Il est toujours le plus clair et le plus ouvert possible, à l’exception de la période de conquête amoureuse et de ses créanciers, où il faut aime à jouer de stratagèmes et de ruses. « Vous vous expliquez clairement ; c’est ce qu’il y a de bon en vous, que vous n’allez point chercher de détours : vous dites les choses avec une netteté admirable. »
Songeons à ce qui peut nous donner du plaisir
C’est un esthète, sensible à la beauté et aux charmes. Sa vie est gouvernée par la notion de plaisir. Sans plaisirs, pas de vie, pas d’envie. « Songeons seulement à ce qui peut nous donner du plaisir. » Pas seulement pour les femmes. « Tout le monde m’a dit des merveilles de cette ouvrage, aussi bien que de la statue du Commandeur, et j’ai envie de l’aller voir. ».

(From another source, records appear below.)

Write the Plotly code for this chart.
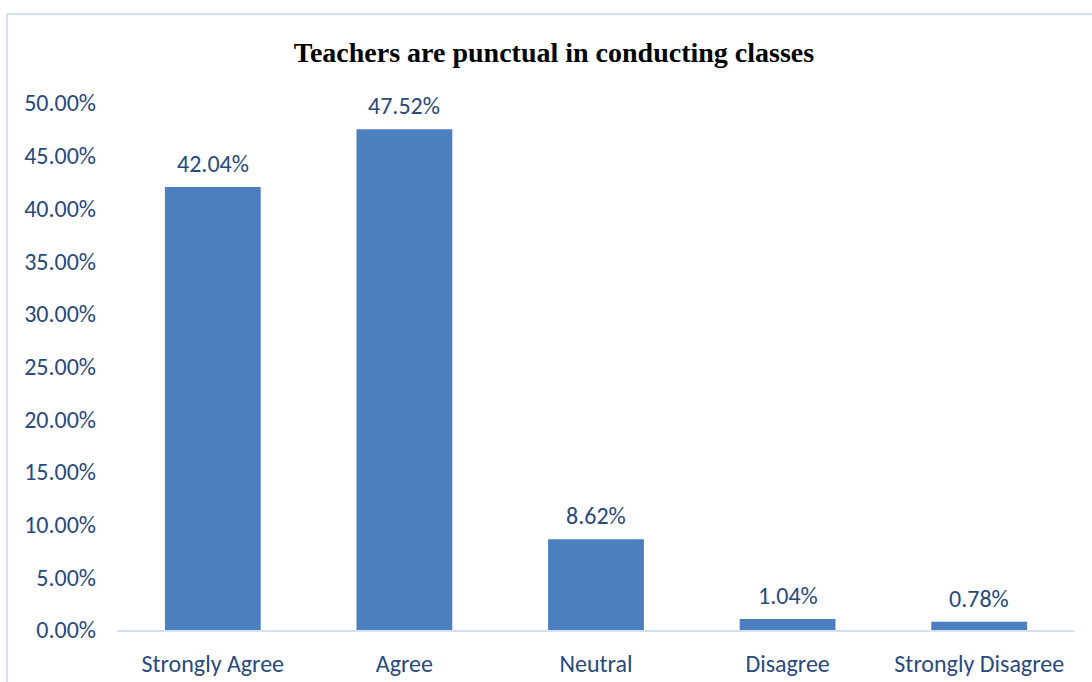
import plotly.graph_objects as go

categories = ["Strongly Agree", "Agree", "Neutral", "Disagree", "Strongly Disagree"]
values = [0.4204, 0.4752, 0.0862, 0.0104, 0.0078]
value_labels = ["42.04%", "47.52%", "8.62%", "1.04%", "0.78%"]
title_text = "Teachers are punctual in conducting classes"

FONT = "Calibri, Carlito, Lato, sans-serif"
TXT = "#284a7e"
FS = 24

fig = go.Figure()
fig.add_trace(go.Bar(
    x=categories, y=values,
    marker=dict(color="#4b7fc0", line=dict(width=0)),
    hoverinfo="skip",
))

for c, v, lab in zip(categories, values, value_labels):
    fig.add_annotation(x=c, y=v, text=lab, showarrow=False,
                       yanchor="bottom", yshift=7,
                       font=dict(family=FONT, size=FS, color=TXT))

L, R, T, B = 117, 17, 103, 52
W, H = 1092, 682
pw = W - L - R
ph = H - T - B

def px_x(p):
    return (p - L) / pw

def px_y(p):
    return (H - B - p) / ph

fig.add_shape(type="rect", xref="paper", yref="paper",
              x0=px_x(7), x1=px_x(1110), y0=px_y(700), y1=px_y(14),
              line=dict(color="#d5e1f2", width=2), fillcolor="rgba(0,0,0,0)",
              layer="below")

fig.update_layout(
    width=W, height=H,
    margin=dict(l=L, r=R, t=T, b=B, autoexpand=False),
    paper_bgcolor="white", plot_bgcolor="white",
    bargap=0.5,
    showlegend=False,
    title=dict(text=f"<b>{title_text}</b>", x=554 / W, xanchor="center",
               y=1 - 52 / H, yanchor="middle", yref="container",
               font=dict(family="'Times New Roman', 'Liberation Serif', serif", size=28, color="black")),
    xaxis=dict(showline=True, linecolor="#d6e0f0", linewidth=2, showgrid=False,
               ticks="", tickfont=dict(family=FONT, size=FS, color=TXT),
               ticklabelstandoff=11, automargin=False, fixedrange=True),
    yaxis=dict(range=[0, 0.5], dtick=0.05, tickformat=".2%", showgrid=False,
               zeroline=False, showline=False, ticks="",
               tickfont=dict(family=FONT, size=FS, color=TXT),
               ticklabelstandoff=20, automargin=False, fixedrange=True),
)

fig.write_html("out.html", config={"displayModeBar": False},
               post_script="document.body.style.margin='0';document.body.style.overflow='hidden';")
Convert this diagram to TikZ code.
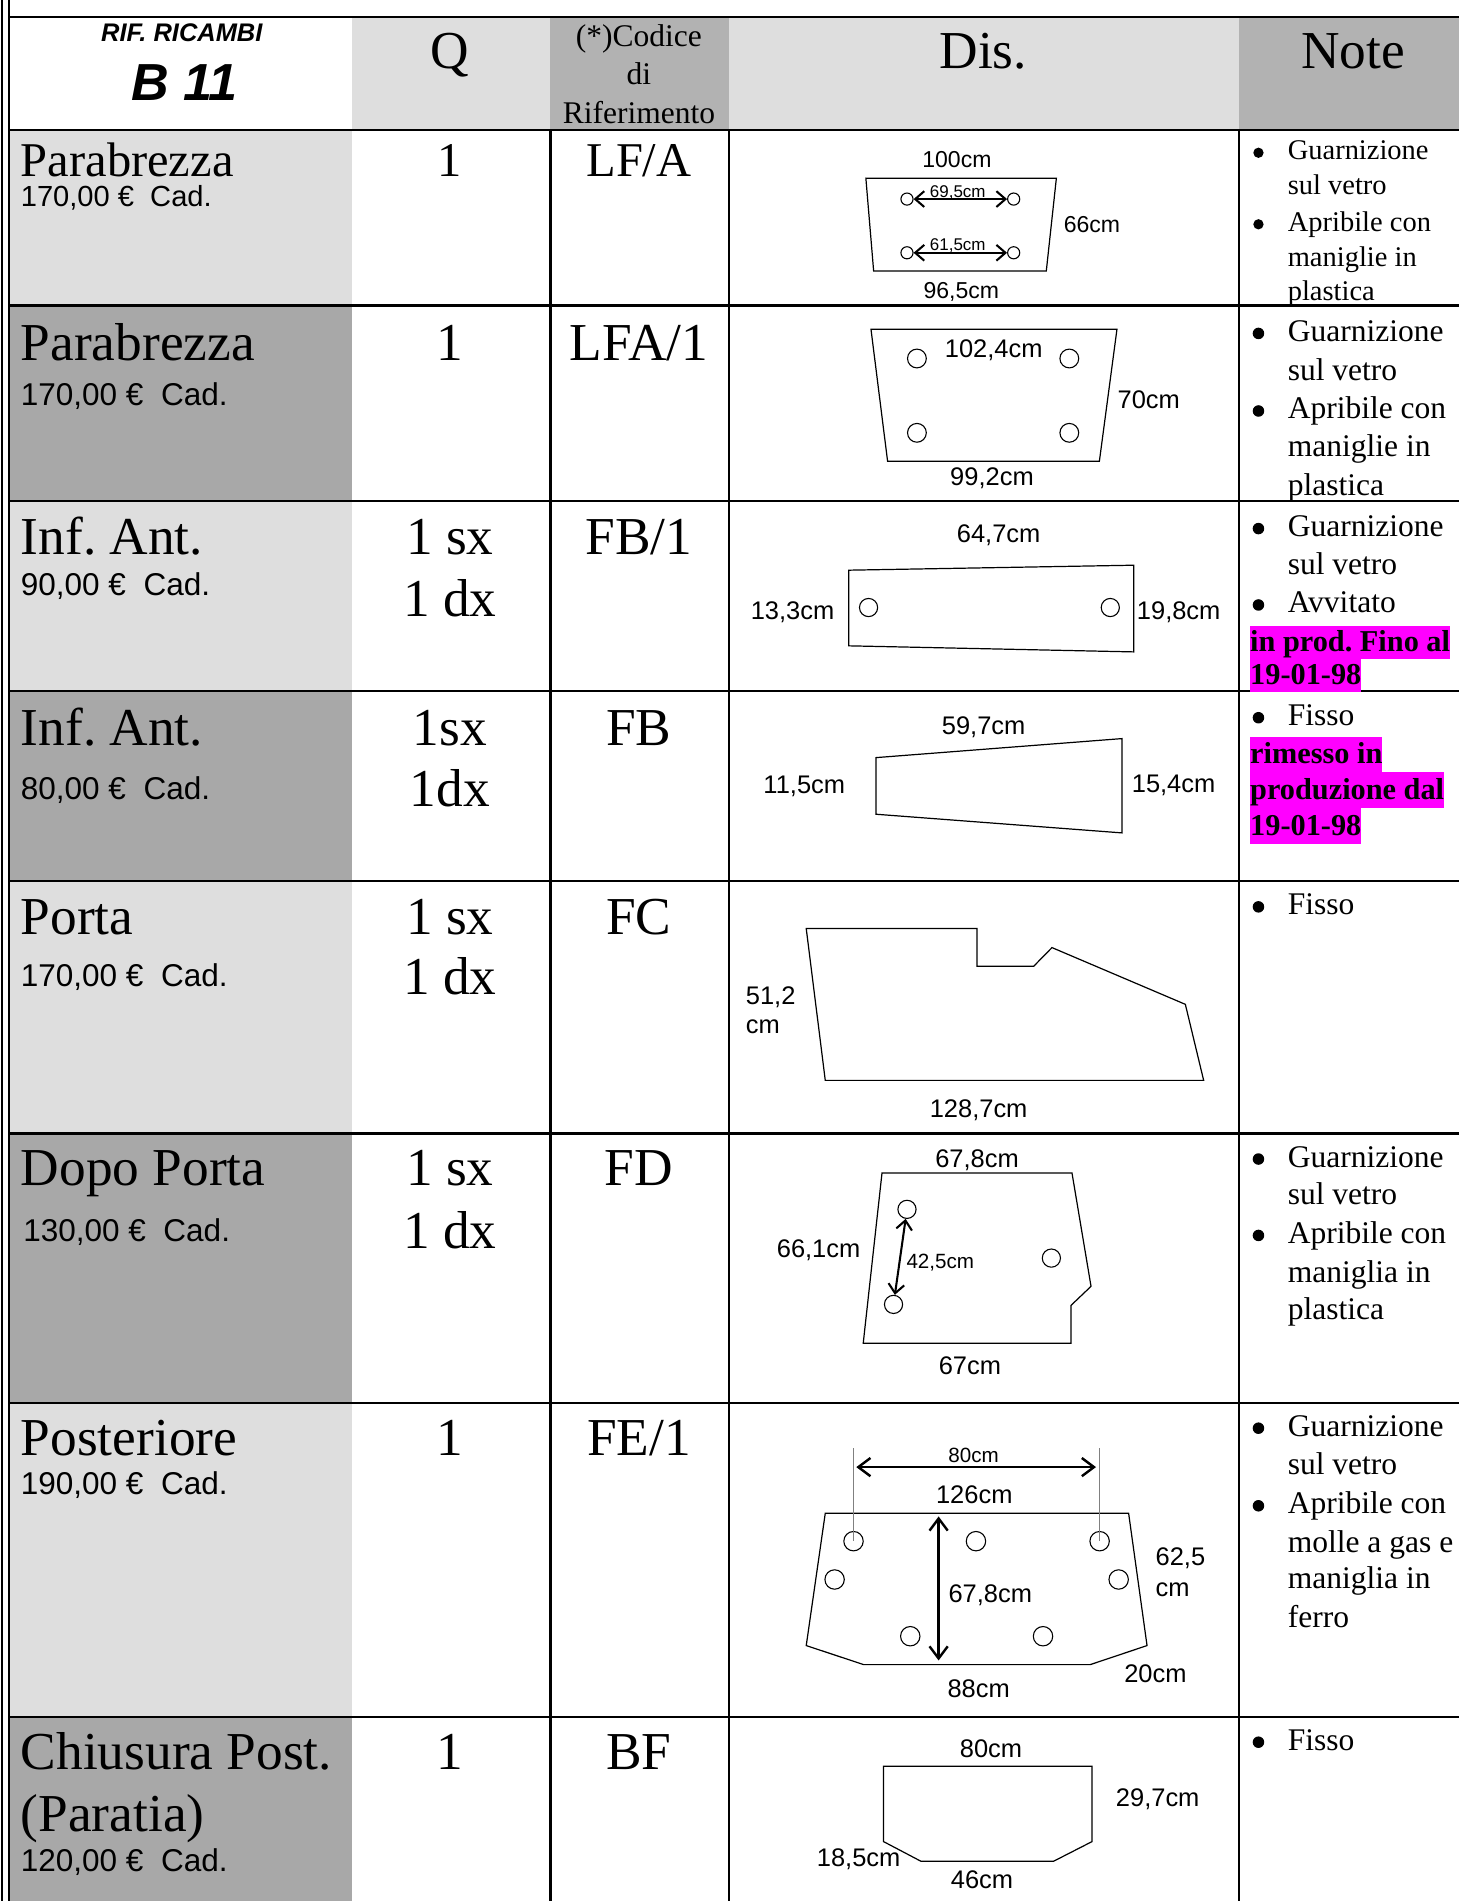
\documentclass[tikz,border=0pt]{standalone}
\usepackage{fontspec}
\setmainfont{Liberation Serif}
\setsansfont{Liberation Sans}
\usetikzlibrary{arrows.meta}
\definecolor{lgray}{HTML}{DEDEDE}
\definecolor{dgray}{HTML}{A8A8A8}
\definecolor{hgray}{HTML}{B2B2B2}
\definecolor{mag}{HTML}{FF00FF}
\frenchspacing
\begin{document}
\begin{tikzpicture}[x=1pt,y=-1pt,
 every node/.style={inner sep=0pt,text depth=0pt},
 big/.style={font=\fontsize{44}{50}\selectfont,text height=29pt},
 bigs/.style={font=\fontsize{40}{46}\selectfont,text height=26.5pt},
 price/.style={font=\sffamily\fontsize{26}{30}\selectfont,text height=18.6pt,anchor=west},
 prices/.style={font=\sffamily\fontsize{24}{28}\selectfont,text height=17.2pt,anchor=west},
 note/.style={font=\fontsize{26}{30}\selectfont,text height=17.2pt,anchor=west},
 notes/.style={font=\fontsize{23.5}{28}\selectfont,text height=15.6pt,anchor=west},
 bul/.style={circle,fill=black,inner sep=0pt,minimum size=#1},
 bul/.default=9.5pt,
 hl/.style={font=\bfseries\fontsize{25}{30}\selectfont,fill=mag,anchor=base west},
 dim/.style={font=\sffamily\fontsize{21}{25}\selectfont,text height=15pt},
 dimo/.style={font=\sffamily\fontsize{19}{23}\selectfont,text height=13.6pt},
 dimm/.style={font=\sffamily\fontsize{17}{20}\selectfont,text height=12.2pt},
 dims/.style={font=\sffamily\fontsize{14}{17}\selectfont,text height=10pt},
 hole/.style={circle,draw,line width=0.9pt,minimum size=#1},
 hole/.default=11pt,
 part/.style={line width=1pt,line join=miter},
 dimarrow/.style={line width=2pt,{Straight Barb[length=10pt,width=15pt]}-{Straight Barb[length=10pt,width=15pt]}},
 dimarrows/.style={line width=1.7pt,{Straight Barb[length=7.5pt,width=13pt]}-{Straight Barb[length=7.5pt,width=13pt]}},
 grid/.style={line width=1.8pt},
 extline/.style={gray,line width=0.8pt},
]
\useasboundingbox (0,0) rectangle (1203,1568);
\fill[white] (0,0) rectangle (1203,1568);
% header fills
\fill[lgray] (290,14) rectangle (454,107);
\fill[hgray] (454,14) rectangle (601,107);
\fill[lgray] (601,14) rectangle (1022,107);
\fill[hgray] (1022,14) rectangle (1203,107);
% first column fills
\fill[lgray] (8,107) rectangle (290,252);
\fill[dgray] (8,252) rectangle (290,413);
\fill[lgray] (8,413) rectangle (290,570);
\fill[dgray] (8,570) rectangle (290,727);
\fill[lgray] (8,727) rectangle (290,935);
\fill[dgray] (8,935) rectangle (290,1157);
\fill[lgray] (8,1157) rectangle (290,1416);
\fill[dgray] (8,1416) rectangle (290,1568);
% grid
\draw[grid] (8,14) -- (1203,14);
\foreach \yy in {107,252,413,570,727,935,1157,1416} \draw[grid] (8,\yy) -- (1203,\yy);
\foreach \xx in {454,601,1022} \draw[grid] (\xx,107) -- (\xx,1568);
\draw[line width=1.5pt] (1.5,0) -- (1.5,1568);
\draw[line width=1.5pt] (7.5,0) -- (7.5,1568);
% header
\node[font=\sffamily\bfseries\itshape\fontsize{21}{24}\selectfont,text height=15pt] (hrif) at (150,27) {RIF. RICAMBI};
\node[font=\sffamily\bfseries\itshape\fontsize{43}{48}\selectfont,text height=31pt] (hb) at (152,67) {B 11};
\node[big] (hq) at (371,42) {Q};
\node[font=\fontsize{26}{30}\selectfont,text height=17.2pt] (hc1) at (527,30) {(*)Codice};
\node[font=\fontsize{26}{30}\selectfont,text height=17.2pt] (hc2) at (527,61) {di};
\node[font=\fontsize{26}{30}\selectfont,text height=17.2pt] (hc3) at (527,93) {Riferimento};
\node[big] (hd) at (811,42) {Dis.};
\node[big] (hn) at (1116,42) {Note};
% first column
\node[bigs,anchor=west] (l1) at (17,132) {Parabrezza};
\node[prices] (p1) at (17,162) {170,00 €\ \ Cad.};
\node[big,anchor=west] (l2) at (17,283) {Parabrezza};
\node[price] (p2) at (17,325) {170,00 €\ \ Cad.};
\node[big,anchor=west] (l3) at (17,443) {Inf. Ant.};
\node[price] (p3) at (17,482) {90,00 €\ \ Cad.};
\node[big,anchor=west] (l4) at (17,600) {Inf. Ant.};
\node[price] (p4) at (17,650) {80,00 €\ \ Cad.};
\node[big,anchor=west] (l5) at (17,756) {Porta};
\node[price] (p5) at (17,804) {170,00 €\ \ Cad.};
\node[big,anchor=west] (l6) at (17,963) {Dopo Porta};
\node[price] (p6) at (19,1015) {130,00 €\ \ Cad.};
\node[big,anchor=west] (l7) at (17,1186) {Posteriore};
\node[price] (p7) at (17,1223) {190,00 €\ \ Cad.};
\node[big,anchor=west] (l8a) at (17,1445) {Chiusura Post.};
\node[big,anchor=west] (l8b) at (17,1496) {(Paratia)};
\node[price] (p8) at (17,1534) {120,00 €\ \ Cad.};
% Q column
\node[bigs] (q1) at (371,132) {1};
\node[big] (q2) at (371,283) {1};
\node[big] (q3a) at (371,443) {1 sx};
\node[big] (q3b) at (371,494) {1 dx};
\node[big] (q4a) at (371,600) {1sx};
\node[big] (q4b) at (371,651) {1dx};
\node[big] (q5a) at (371,756) {1 sx};
\node[big] (q5b) at (371,806) {1 dx};
\node[big] (q6a) at (371,963) {1 sx};
\node[big] (q6b) at (371,1015) {1 dx};
\node[big] (q7) at (371,1186) {1};
\node[big] (q8) at (371,1445) {1};
% code column
\node[bigs] (c1) at (527,132) {LF/A};
\node[big] (c2) at (527,283) {LFA/1};
\node[big] (c3) at (527,443) {FB/1};
\node[big] (c4) at (527,600) {FB};
\node[big] (c5) at (527,756) {FC};
\node[big] (c6) at (527,963) {FD};
\node[big] (c7) at (527,1186) {FE/1};
\node[big] (c8) at (527,1445) {BF};
% notes row 1
\node[bul=8.5pt] (b1a) at (1038,126) {};
\node[notes] (n1a) at (1062,124) {Guarnizione};
\node[notes] (n1b) at (1062,153) {sul vetro};
\node[bul=8.5pt] (b1b) at (1038,185) {};
\node[notes] (n1c) at (1062,183) {Apribile con};
\node[notes] (n1d) at (1062,212) {maniglie in};
\node[notes] (n1e) at (1062,240) {plastica};
% notes row 2
\node[bul] (b2a) at (1038,275) {};
\node[note] (n2a) at (1062,273) {Guarnizione};
\node[note] (n2b) at (1062,305) {sul vetro};
\node[bul] (b2b) at (1038,339) {};
\node[note] (n2c) at (1062,337) {Apribile con};
\node[note] (n2d) at (1062,368) {maniglie in};
\node[note] (n2e) at (1062,400) {plastica};
% notes row 3
\node[bul] (b3a) at (1038,436) {};
\node[note] (n3a) at (1062,434) {Guarnizione};
\node[note] (n3b) at (1062,465) {sul vetro};
\node[bul] (b3b) at (1038,499) {};
\node[note] (n3c) at (1062,497) {Avvitato};
\node[hl,text height=21pt,text depth=6.5pt] (n3d) at (1031,537) {in prod. Fino al};
\node[hl,text height=21pt,text depth=6.5pt] (n3e) at (1031,564.5) {19-01-98};
% notes row 4
\node[bul] (b4a) at (1038,592) {};
\node[note] (n4a) at (1062,590) {Fisso};
\node[hl,text height=22.5pt,text depth=7pt] (n4b) at (1031,630) {rimesso in};
\node[hl,text height=22.5pt,text depth=7pt] (n4c) at (1031,659.5) {produzione dal};
\node[hl,text height=22.5pt,text depth=7pt] (n4d) at (1031,689) {19-01-98};
% notes row 5
\node[bul] (b5a) at (1038,748) {};
\node[note] (n5a) at (1062,746) {Fisso};
% notes row 6
\node[bul] (b6a) at (1038,956) {};
\node[note] (n6a) at (1062,954) {Guarnizione};
\node[note] (n6b) at (1062,985) {sul vetro};
\node[bul] (b6b) at (1038,1019) {};
\node[note] (n6c) at (1062,1017) {Apribile con};
\node[note] (n6d) at (1062,1049) {maniglia in};
\node[note] (n6e) at (1062,1080) {plastica};
% notes row 7
\node[bul] (b7a) at (1038,1178) {};
\node[note] (n7a) at (1062,1176) {Guarnizione};
\node[note] (n7b) at (1062,1208) {sul vetro};
\node[bul] (b7b) at (1038,1242) {};
\node[note] (n7c) at (1062,1240) {Apribile con};
\node[note] (n7d) at (1062,1272) {molle a gas e};
\node[note] (n7e) at (1062,1302) {maniglia in};
\node[note] (n7f) at (1062,1334) {ferro};
% notes row 8
\node[bul] (b8a) at (1038,1437) {};
\node[note] (n8a) at (1062,1435) {Fisso};

% ===== drawings =====
% row 1 LF/A
\draw[part] (714.2,147.1) -- (871.3,147.1) -- (863,223.6) -- (720.6,223.6) -- cycle;
\node[hole=10pt] (h1a) at (748.1,164.2) {};
\node[hole=10pt] (h1b) at (836.1,164.2) {};
\node[hole=10pt] (h1c) at (748.1,208.5) {};
\node[hole=10pt] (h1d) at (836.1,208.5) {};
\draw[dimarrows] (h1a) -- (h1b);
\draw[dimarrows] (h1c) -- (h1d);
\node[dimo] (d1a) at (789.3,131.4) {100cm};
\node[dims] (d1b) at (790,158.2) {69,5cm};
\node[dims] (d1c) at (790,202) {61,5cm};
\node[dimo] (d1d) at (900.7,184.8) {66cm};
\node[dimo] (d1e) at (792.9,239.3) {96,5cm};
% row 2 LFA/1
\draw[part] (718.4,271.5) -- (921.3,271.5) -- (906.8,380.4) -- (732.1,380.4) -- cycle;
\node[hole=15.5pt] (h2a) at (756.3,295.7) {};
\node[hole=15.5pt] (h2b) at (882,295.7) {};
\node[hole=15.5pt] (h2c) at (756.3,357) {};
\node[hole=15.5pt] (h2d) at (882,357) {};
\node[dim] (d2a) at (819.6,287.4) {102,4cm};
\node[dim] (d2b) at (947.5,329.5) {70cm};
\node[dim] (d2c) at (818.2,393.3) {99,2cm};
% row 3 FB/1
\draw[part] (700,470.3) -- (935.1,466.2) -- (935.1,537.7) -- (700,532.7) -- cycle;
\node[hole=15pt] (h3a) at (716.4,501.1) {};
\node[hole=15pt] (h3b) at (915.8,501.1) {};
\node[dim] (d3a) at (823.7,440) {64,7cm};
\node[dim] (d3b) at (653.7,503.3) {13,3cm};
\node[dim] (d3c) at (972.2,503.3) {19,8cm};
% row 4 FB
\draw[part] (722.5,624.9) -- (925.5,609.2) -- (925.5,687) -- (722.5,671.6) -- cycle;
\node[dim] (d4a) at (811.3,598.2) {59,7cm};
\node[dim] (d4b) at (663.4,646.9) {11,5cm};
\node[dim] (d4c) at (968,645.8) {15,4cm};
% row 5 FC
\draw[part] (665,765.9) -- (805.9,765.9) -- (805.9,797) -- (852.6,797) -- (867.7,781.6) -- (977.7,828.4) -- (992.8,891.1) -- (680.7,891.1) -- cycle;
\node[dim,anchor=west] (d5a) at (615,821) {51,2};
\node[dim,anchor=west] (d5b) at (615,845) {cm};
\node[dim] (d5c) at (807.2,914.5) {128,7cm};
% row 6 FD
\draw[part] (727.5,967.5) -- (884.2,967.5) -- (899.9,1061) -- (883.4,1076.7) -- (883.4,1108) -- (712,1108) -- cycle;
\node[hole=15pt] (h6a) at (748.1,997.5) {};
\node[hole=15pt] (h6b) at (737,1075.9) {};
\node[hole=15pt] (h6c) at (867.2,1037.7) {};
\draw[dimarrows] (h6a) -- (h6b);
\node[dim] (d6a) at (805.9,955.7) {67,8cm};
\node[dim] (d6b) at (675.2,1030) {66,1cm};
\node[dimm] (d6c) at (775.6,1040.4) {42,5cm};
\node[dim] (d6d) at (800,1126) {67cm};
% row 7 FE/1
\draw[part] (680.7,1248.1) -- (930.9,1248.1) -- (946.1,1357.3) -- (899.3,1373) -- (712.3,1373) -- (665,1357.3) -- cycle;
\node[hole=16pt] (h7a) at (704,1271.2) {};
\node[hole=16pt] (h7b) at (805,1271.2) {};
\node[hole=16pt] (h7c) at (907,1271.2) {};
\node[hole=16pt] (h7d) at (688.4,1302.8) {};
\node[hole=16pt] (h7e) at (922.7,1302.8) {};
\node[hole=16pt] (h7f) at (750.8,1349.6) {};
\node[hole=16pt] (h7g) at (860.3,1349.6) {};
\coordinate (x7a) at (704,1194.5);
\coordinate (x7b) at (907,1194.5);
\draw[extline] (x7a) -- (h7a.center);
\draw[extline] (x7b) -- (h7c.center);
\coordinate (e7a) at (706.3,1210.1);
\coordinate (e7b) at (904,1210.1);
\draw[dimarrow] (e7a) -- (e7b);
\coordinate (v7a) at (774.2,1250.8);
\coordinate (v7b) at (774.2,1369.6);
\draw[dimarrow] (v7a) -- (v7b);
\node[dimm] (d7a) at (803,1200) {80cm};
\node[dim] (d7b) at (803.6,1232.7) {126cm};
\node[dim] (d7c) at (816.8,1314.6) {67,8cm};
\node[dim,anchor=west] (d7d) at (953,1283.6) {62,5};
\node[dim,anchor=west] (d7e) at (953,1309.1) {cm};
\node[dim] (d7f) at (953,1380) {20cm};
\node[dim] (d7g) at (807.2,1393) {88cm};
% row 8 BF
\draw[part] (728.8,1456.8) -- (900.7,1456.8) -- (900.7,1519) -- (869,1535.2) -- (759.6,1535.2) -- (728.8,1519) -- cycle;
\node[dim] (d8a) at (817.4,1442.5) {80cm};
\node[dim] (d8b) at (954.9,1482.4) {29,7cm};
\node[dim] (d8c) at (708.2,1531.9) {18,5cm};
\node[dim] (d8d) at (810,1549.8) {46cm};
\end{tikzpicture}
\end{document}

En tant qu’esthète, il aime la vie et refuse la mort qu’entraînerait le mariage. C’est un profond libéral, opposé à ce conservatisme castrateur du mariage. Être fidèle, c’est « vouloir se piquer d’un faux honneur, de s’ensevelir pour toujours dans une passion, et d’être mort dès sa jeunesse à toutes les autres beautés qui nous peuvent frapper les yeux. »
L’ambition des conquérants
Son cœur dans la relation amoureuse domine sa raison. Le ton est d’abord à la raison et aux arguments. La voix se trouve posée et parle loin et claire. « Quelle réponse as-tu faite ?…Quelle est ta pensée là-dessus ? » Passe un jupon, et le souffle devient court, haletant. La pensée se retrouve embuée, inondée, lessivée. La nappe monte et le phrasé s’accélère. Nous voguons sur une passion qui toujours change d’objet. Qui emporte tout. Le maître devient l’esclave de sa passion. Il suit son désir. Et il n’y a que là qu’il est dominé. Alors, il résiste. Ne rend pas les armes. Il devient désormais conquérant, guerrier de l’amour. Il élabore des stratégies, « l’ambition des conquérants ». Le voilà prêt « à réduire…à combattre…à forcer pied à pied toutes les petites résistances… » Comme son esprit est généreux, son cœur peut « aimer toute la terre, et comme Alexandre, je souhaiterais qu’il y eût d’autres mondes, pour y pouvoir étendre mes conquêtes amoureuses. »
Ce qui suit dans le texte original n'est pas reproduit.